= Data section =
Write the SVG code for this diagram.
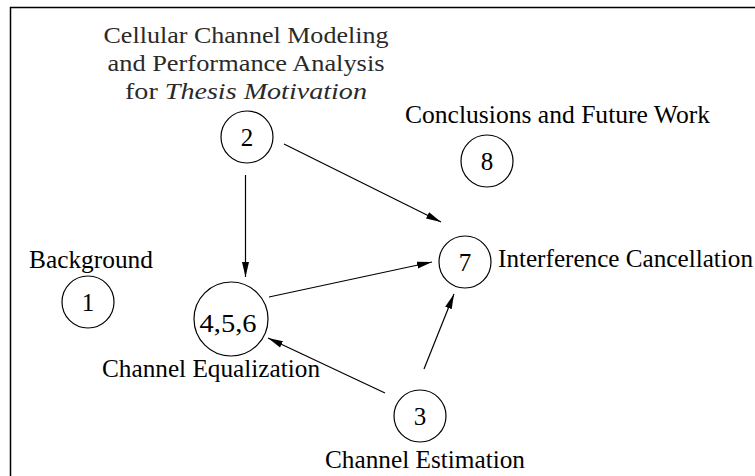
<svg xmlns="http://www.w3.org/2000/svg" width="755" height="476" viewBox="0 0 755 476">
<defs>
<marker id="ah" markerUnits="userSpaceOnUse" markerWidth="16" markerHeight="8" viewBox="0 0 16 8" refX="15" refY="4" orient="auto">
<path d="M0,0.5 L15,4 L0,7.5 Z" fill="#000"/>
</marker>
</defs>
<style>
.node circle{fill:none;stroke:#000;stroke-width:1.2}
text{font-family:'Liberation Serif','DejaVu Serif',serif}
.lbl{font-size:25px;fill:#000}
.num{font-size:25px;fill:#000;text-anchor:middle}
.cm{font-size:24px;fill:#2a2a2a;text-anchor:middle}
.edge line{stroke:#000;stroke-width:1.2;marker-end:url(#ah)}
</style>
<rect width="755" height="476" fill="#fff"/>
<path d="M10.5,476 V7.5 H755" fill="none" stroke="#000" stroke-width="1.5"/>

<g id="connectors" class="edge">
<line x1="245.5" y1="175" x2="245.5" y2="277"/>
<line x1="284" y1="144" x2="441" y2="222"/>
<line x1="269" y1="297" x2="432" y2="262"/>
<line x1="385" y1="393" x2="268" y2="338"/>
<line x1="424" y1="369" x2="454" y2="294"/>
</g>

<g id="node1" class="node">
<circle cx="88" cy="302" r="26"/>
<text class="num" x="88" y="311" font-family="Liberation Serif, serif">1</text>
<text class="lbl" x="29" y="268" textLength="124" lengthAdjust="spacingAndGlyphs" font-family="Liberation Serif, serif">Background</text>
</g>

<g id="node2" class="node">
<circle cx="247" cy="137" r="26"/>
<text class="num" x="247" y="146">2</text>
<text class="cm" x="246" y="43" textLength="285" lengthAdjust="spacingAndGlyphs">Cellular Channel Modeling</text>
<text class="cm" x="246" y="71" textLength="277" lengthAdjust="spacingAndGlyphs">and Performance Analysis</text>
<text class="cm" x="246" y="99" textLength="242" lengthAdjust="spacingAndGlyphs">for <tspan font-style="italic">Thesis Motivation</tspan></text>
</g>

<g id="node3" class="node">
<circle cx="420" cy="416" r="26"/>
<text class="num" x="420" y="425">3</text>
<text class="lbl" x="325" y="468" textLength="200" lengthAdjust="spacingAndGlyphs">Channel Estimation</text>
</g>

<g id="node456" class="node">
<circle cx="231" cy="319" r="37"/>
<text class="num" x="228" y="332" textLength="57" lengthAdjust="spacingAndGlyphs">4,5,6</text>
<text class="lbl" x="102" y="377" textLength="218" lengthAdjust="spacingAndGlyphs">Channel Equalization</text>
</g>

<g id="node7" class="node">
<circle cx="465" cy="262" r="26"/>
<text class="num" x="465" y="271">7</text>
<text class="lbl" x="498" y="267" textLength="255" lengthAdjust="spacingAndGlyphs">Interference Cancellation</text>
</g>

<g id="node8" class="node">
<circle cx="487" cy="161" r="26"/>
<text class="num" x="487" y="170">8</text>
<text class="lbl" x="405" y="123" textLength="305" lengthAdjust="spacingAndGlyphs">Conclusions and Future Work</text>
</g>
</svg>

= Given request =
Transcribe all of the material exactly, leaving out whatever pictures it contains.

= The completed task =
Write the SVG code for this diagram.
<svg xmlns="http://www.w3.org/2000/svg" width="755" height="476" viewBox="0 0 755 476">
<defs>
<marker id="ah" markerUnits="userSpaceOnUse" markerWidth="16" markerHeight="8" viewBox="0 0 16 8" refX="15" refY="4" orient="auto">
<path d="M0,0.5 L15,4 L0,7.5 Z" fill="#000"/>
</marker>
</defs>
<style>
.node circle{fill:none;stroke:#000;stroke-width:1.2}
text{font-family:'Liberation Serif','DejaVu Serif',serif}
.lbl{font-size:25px;fill:#000}
.num{font-size:25px;fill:#000;text-anchor:middle}
.cm{font-size:24px;fill:#2a2a2a;text-anchor:middle}
.edge line{stroke:#000;stroke-width:1.2;marker-end:url(#ah)}
</style>
<rect width="755" height="476" fill="#fff"/>
<path d="M10.5,476 V7.5 H755" fill="none" stroke="#000" stroke-width="1.5"/>

<g id="connectors" class="edge">
<line x1="245.5" y1="175" x2="245.5" y2="277"/>
<line x1="284" y1="144" x2="441" y2="222"/>
<line x1="269" y1="297" x2="432" y2="262"/>
<line x1="385" y1="393" x2="268" y2="338"/>
<line x1="424" y1="369" x2="454" y2="294"/>
</g>

<g id="node1" class="node">
<circle cx="88" cy="302" r="26"/>
<text class="num" x="88" y="311" font-family="Liberation Serif, serif">1</text>
<text class="lbl" x="29" y="268" textLength="124" lengthAdjust="spacingAndGlyphs" font-family="Liberation Serif, serif">Background</text>
</g>

<g id="node2" class="node">
<circle cx="247" cy="137" r="26"/>
<text class="num" x="247" y="146">2</text>
<text class="cm" x="246" y="43" textLength="285" lengthAdjust="spacingAndGlyphs">Cellular Channel Modeling</text>
<text class="cm" x="246" y="71" textLength="277" lengthAdjust="spacingAndGlyphs">and Performance Analysis</text>
<text class="cm" x="246" y="99" textLength="242" lengthAdjust="spacingAndGlyphs">for <tspan font-style="italic">Thesis Motivation</tspan></text>
</g>

<g id="node3" class="node">
<circle cx="420" cy="416" r="26"/>
<text class="num" x="420" y="425">3</text>
<text class="lbl" x="325" y="468" textLength="200" lengthAdjust="spacingAndGlyphs">Channel Estimation</text>
</g>

<g id="node456" class="node">
<circle cx="231" cy="319" r="37"/>
<text class="num" x="228" y="332" textLength="57" lengthAdjust="spacingAndGlyphs">4,5,6</text>
<text class="lbl" x="102" y="377" textLength="218" lengthAdjust="spacingAndGlyphs">Channel Equalization</text>
</g>

<g id="node7" class="node">
<circle cx="465" cy="262" r="26"/>
<text class="num" x="465" y="271">7</text>
<text class="lbl" x="498" y="267" textLength="255" lengthAdjust="spacingAndGlyphs">Interference Cancellation</text>
</g>

<g id="node8" class="node">
<circle cx="487" cy="161" r="26"/>
<text class="num" x="487" y="170">8</text>
<text class="lbl" x="405" y="123" textLength="305" lengthAdjust="spacingAndGlyphs">Conclusions and Future Work</text>
</g>
</svg>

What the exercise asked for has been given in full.